Your task is to transcribe all of the records exactly and leave out the pictures.

Saved entries:

::::::::

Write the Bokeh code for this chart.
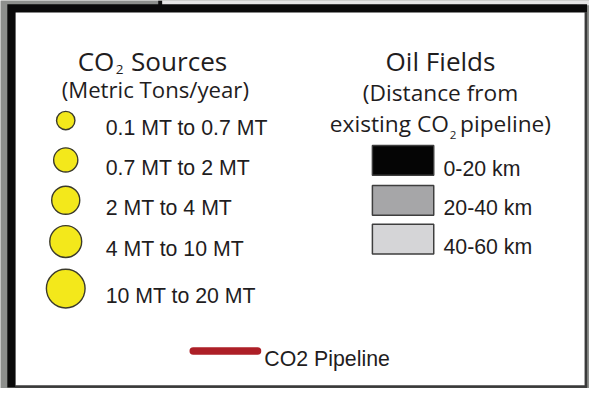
from bokeh.plotting import figure
from bokeh.models import Range1d, ColumnDataSource
from bokeh.core.properties import value
from bokeh.embed import file_html
from bokeh.resources import INLINE

# ---------------- data ----------------
source_title = "CO"
source_title_sub = "2"
source_title_rest = "Sources"
source_subtitle = "(Metric Tons/year)"
source_labels = ["0.1 MT to 0.7 MT", "0.7 MT to 2 MT", "2 MT to 4 MT",
                 "4 MT to 10 MT", "10 MT to 20 MT"]

oil_title = "Oil Fields"
oil_subtitle_1 = "(Distance from"
oil_subtitle_2a = "existing CO"
oil_subtitle_2b = "2"
oil_subtitle_2c = "pipeline)"
oil_labels = ["0-20 km", "20-40 km", "40-60 km"]

pipeline_label = "CO2 Pipeline"

# ---------------- layout / style ----------------
W, H = 589, 388
REF_W, REF_H = 605, 404
SX, SY = W / REF_W, H / REF_H
S = (SX + SY) / 2

def fs(px):
    return value(f"{px * S:.1f}px")

marker_diam = [19, 25, 29, 33, 40]
src_row_y = [125, 166, 208, 251, 300]
oil_row_y = [166.5, 208, 248.5]
oil_colors = ["#050505", "#a6a6a8", "#d5d5d7"]
circle_x = 67
src_label_x = 108
box_left, box_right, box_h = 382, 445, 31
oil_label_x = 455
TEXT = "#1f1d1e"
TITLE_FONT = "Open Sans"
LABEL_FONT = "Liberation Sans"

p = figure(width=W, height=H, x_range=Range1d(0, REF_W), y_range=Range1d(REF_H, 0),
           output_backend="svg", toolbar_location=None, min_border=0)
p.axis.visible = False
p.grid.visible = False
p.outline_line_color = None
p.background_fill_color = "#8d8f8c"
p.border_fill_color = "#8d8f8c"

# frame
p.quad(left=[166], right=[REF_W], top=[0], bottom=[5], fill_color="#e6e6e6", line_color=None)
p.quad(left=[162], right=[166], top=[0], bottom=[5], fill_color="#111111", line_color=None)
p.quad(left=[7], right=[602.5], top=[4], bottom=[403], fill_color="#0a0a0a", line_color=None)
p.quad(left=[600], right=[602.5], top=[12], bottom=[403], fill_color="#3a3a3a", line_color=None)
p.quad(left=[15], right=[602.5], top=[400], bottom=[403], fill_color="#3a3a3a", line_color=None)
p.quad(left=[15.5], right=[600], top=[12.5], bottom=[400.5], fill_color="#ffffff", line_color=None)

# ---- CO2 sources title ----
p.text(x=[117], y=[63], text=[source_title], text_font=value(TITLE_FONT),
       text_font_size=fs(27), text_align="right", text_baseline="alphabetic", text_color=TEXT)
p.text(x=[118.5], y=[72], text=[source_title_sub], text_font=value(TITLE_FONT),
       text_font_size=fs(14), text_align="left", text_baseline="alphabetic", text_color=TEXT)
p.text(x=[134], y=[63], text=[source_title_rest], text_font=value(TITLE_FONT),
       text_font_size=fs(27), text_align="left", text_baseline="alphabetic", text_color=TEXT)
p.text(x=[159], y=[93], text=[source_subtitle], text_font=value(TITLE_FONT),
       text_font_size=fs(23), text_align="center", text_baseline="alphabetic", text_color=TEXT)

src = ColumnDataSource(dict(
    x=[circle_x] * len(source_labels),
    y=src_row_y,
    size=[d * S for d in marker_diam],
    lx=[src_label_x] * len(source_labels),
    ly=[y + 8 for y in src_row_y],
    label=source_labels,
))
p.scatter(x="x", y="y", size="size", source=src, marker="circle",
          fill_color="#f3e81b", line_color="#3b3a2c", line_width=1.4)
p.text(x="lx", y="ly", text="label", source=src, text_font=value(LABEL_FONT),
       text_font_size=fs(22), text_align="left", text_baseline="alphabetic", text_color=TEXT)

# ---- Oil fields ----
p.text(x=[452], y=[63], text=[oil_title], text_font=value(TITLE_FONT),
       text_font_size=fs(27), text_align="center", text_baseline="alphabetic", text_color=TEXT)
p.text(x=[452], y=[96], text=[oil_subtitle_1], text_font=value(TITLE_FONT),
       text_font_size=fs(23.5), text_align="center", text_baseline="alphabetic", text_color=TEXT)
p.text(x=[460.5], y=[128], text=[oil_subtitle_2a], text_font=value(TITLE_FONT),
       text_font_size=fs(23.5), text_align="right", text_baseline="alphabetic", text_color=TEXT)
p.text(x=[461.5], y=[140], text=[oil_subtitle_2b], text_font=value(TITLE_FONT),
       text_font_size=fs(12), text_align="left", text_baseline="alphabetic", text_color=TEXT)
p.text(x=[472], y=[128], text=[oil_subtitle_2c], text_font=value(TITLE_FONT),
       text_font_size=fs(23.5), text_align="left", text_baseline="alphabetic", text_color=TEXT)

oil = ColumnDataSource(dict(
    left=[box_left] * len(oil_labels),
    right=[box_right] * len(oil_labels),
    top=[y - box_h / 2 for y in oil_row_y],
    bottom=[y + box_h / 2 for y in oil_row_y],
    color=oil_colors,
    lx=[oil_label_x] * len(oil_labels),
    ly=[y + 8.5 for y in oil_row_y],
    label=oil_labels,
))
p.quad(left="left", right="right", top="top", bottom="bottom", source=oil,
       fill_color="color", line_color="#3e3e3e", line_width=1.5)
p.text(x="lx", y="ly", text="label", source=oil, text_font=value(LABEL_FONT),
       text_font_size=fs(22), text_align="left", text_baseline="alphabetic", text_color=TEXT)

# ---- pipeline ----
p.line(x=[198, 264], y=[365, 365], line_color="#ad1f27", line_width=7.5, line_cap="round")
p.text(x=[271], y=[373], text=[pipeline_label], text_font=value(LABEL_FONT),
       text_font_size=fs(22), text_align="left", text_baseline="alphabetic", text_color=TEXT)

open("out.html", "w").write(file_html(p, INLINE))
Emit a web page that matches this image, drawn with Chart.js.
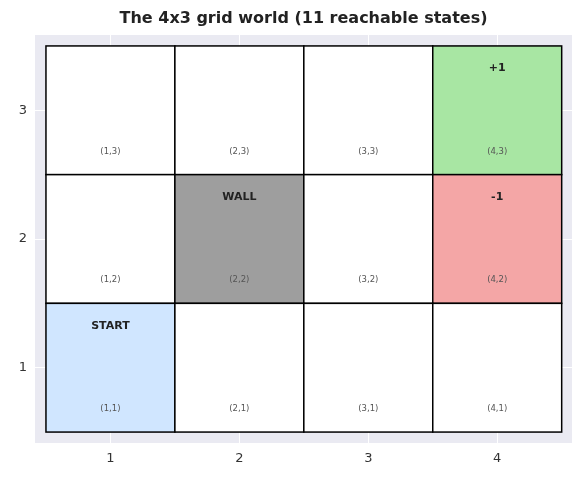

::::::::

> _Output of the task_:
Write the Bokeh code for this chart.
from bokeh.plotting import figure
from bokeh.models import Range1d, ColumnDataSource
from bokeh.core.properties import value
from bokeh.embed import file_html
from bokeh.resources import INLINE

# ---------------- data ----------------
source_title = "CO"
source_title_sub = "2"
source_title_rest = "Sources"
source_subtitle = "(Metric Tons/year)"
source_labels = ["0.1 MT to 0.7 MT", "0.7 MT to 2 MT", "2 MT to 4 MT",
                 "4 MT to 10 MT", "10 MT to 20 MT"]

oil_title = "Oil Fields"
oil_subtitle_1 = "(Distance from"
oil_subtitle_2a = "existing CO"
oil_subtitle_2b = "2"
oil_subtitle_2c = "pipeline)"
oil_labels = ["0-20 km", "20-40 km", "40-60 km"]

pipeline_label = "CO2 Pipeline"

# ---------------- layout / style ----------------
W, H = 589, 388
REF_W, REF_H = 605, 404
SX, SY = W / REF_W, H / REF_H
S = (SX + SY) / 2

def fs(px):
    return value(f"{px * S:.1f}px")

marker_diam = [19, 25, 29, 33, 40]
src_row_y = [125, 166, 208, 251, 300]
oil_row_y = [166.5, 208, 248.5]
oil_colors = ["#050505", "#a6a6a8", "#d5d5d7"]
circle_x = 67
src_label_x = 108
box_left, box_right, box_h = 382, 445, 31
oil_label_x = 455
TEXT = "#1f1d1e"
TITLE_FONT = "Open Sans"
LABEL_FONT = "Liberation Sans"

p = figure(width=W, height=H, x_range=Range1d(0, REF_W), y_range=Range1d(REF_H, 0),
           output_backend="svg", toolbar_location=None, min_border=0)
p.axis.visible = False
p.grid.visible = False
p.outline_line_color = None
p.background_fill_color = "#8d8f8c"
p.border_fill_color = "#8d8f8c"

# frame
p.quad(left=[166], right=[REF_W], top=[0], bottom=[5], fill_color="#e6e6e6", line_color=None)
p.quad(left=[162], right=[166], top=[0], bottom=[5], fill_color="#111111", line_color=None)
p.quad(left=[7], right=[602.5], top=[4], bottom=[403], fill_color="#0a0a0a", line_color=None)
p.quad(left=[600], right=[602.5], top=[12], bottom=[403], fill_color="#3a3a3a", line_color=None)
p.quad(left=[15], right=[602.5], top=[400], bottom=[403], fill_color="#3a3a3a", line_color=None)
p.quad(left=[15.5], right=[600], top=[12.5], bottom=[400.5], fill_color="#ffffff", line_color=None)

# ---- CO2 sources title ----
p.text(x=[117], y=[63], text=[source_title], text_font=value(TITLE_FONT),
       text_font_size=fs(27), text_align="right", text_baseline="alphabetic", text_color=TEXT)
p.text(x=[118.5], y=[72], text=[source_title_sub], text_font=value(TITLE_FONT),
       text_font_size=fs(14), text_align="left", text_baseline="alphabetic", text_color=TEXT)
p.text(x=[134], y=[63], text=[source_title_rest], text_font=value(TITLE_FONT),
       text_font_size=fs(27), text_align="left", text_baseline="alphabetic", text_color=TEXT)
p.text(x=[159], y=[93], text=[source_subtitle], text_font=value(TITLE_FONT),
       text_font_size=fs(23), text_align="center", text_baseline="alphabetic", text_color=TEXT)

src = ColumnDataSource(dict(
    x=[circle_x] * len(source_labels),
    y=src_row_y,
    size=[d * S for d in marker_diam],
    lx=[src_label_x] * len(source_labels),
    ly=[y + 8 for y in src_row_y],
    label=source_labels,
))
p.scatter(x="x", y="y", size="size", source=src, marker="circle",
          fill_color="#f3e81b", line_color="#3b3a2c", line_width=1.4)
p.text(x="lx", y="ly", text="label", source=src, text_font=value(LABEL_FONT),
       text_font_size=fs(22), text_align="left", text_baseline="alphabetic", text_color=TEXT)

# ---- Oil fields ----
p.text(x=[452], y=[63], text=[oil_title], text_font=value(TITLE_FONT),
       text_font_size=fs(27), text_align="center", text_baseline="alphabetic", text_color=TEXT)
p.text(x=[452], y=[96], text=[oil_subtitle_1], text_font=value(TITLE_FONT),
       text_font_size=fs(23.5), text_align="center", text_baseline="alphabetic", text_color=TEXT)
p.text(x=[460.5], y=[128], text=[oil_subtitle_2a], text_font=value(TITLE_FONT),
       text_font_size=fs(23.5), text_align="right", text_baseline="alphabetic", text_color=TEXT)
p.text(x=[461.5], y=[140], text=[oil_subtitle_2b], text_font=value(TITLE_FONT),
       text_font_size=fs(12), text_align="left", text_baseline="alphabetic", text_color=TEXT)
p.text(x=[472], y=[128], text=[oil_subtitle_2c], text_font=value(TITLE_FONT),
       text_font_size=fs(23.5), text_align="left", text_baseline="alphabetic", text_color=TEXT)

oil = ColumnDataSource(dict(
    left=[box_left] * len(oil_labels),
    right=[box_right] * len(oil_labels),
    top=[y - box_h / 2 for y in oil_row_y],
    bottom=[y + box_h / 2 for y in oil_row_y],
    color=oil_colors,
    lx=[oil_label_x] * len(oil_labels),
    ly=[y + 8.5 for y in oil_row_y],
    label=oil_labels,
))
p.quad(left="left", right="right", top="top", bottom="bottom", source=oil,
       fill_color="color", line_color="#3e3e3e", line_width=1.5)
p.text(x="lx", y="ly", text="label", source=oil, text_font=value(LABEL_FONT),
       text_font_size=fs(22), text_align="left", text_baseline="alphabetic", text_color=TEXT)

# ---- pipeline ----
p.line(x=[198, 264], y=[365, 365], line_color="#ad1f27", line_width=7.5, line_cap="round")
p.text(x=[271], y=[373], text=[pipeline_label], text_font=value(LABEL_FONT),
       text_font_size=fs(22), text_align="left", text_baseline="alphabetic", text_color=TEXT)

open("out.html", "w").write(file_html(p, INLINE))
Emit a web page that matches this image, drawn with Chart.js.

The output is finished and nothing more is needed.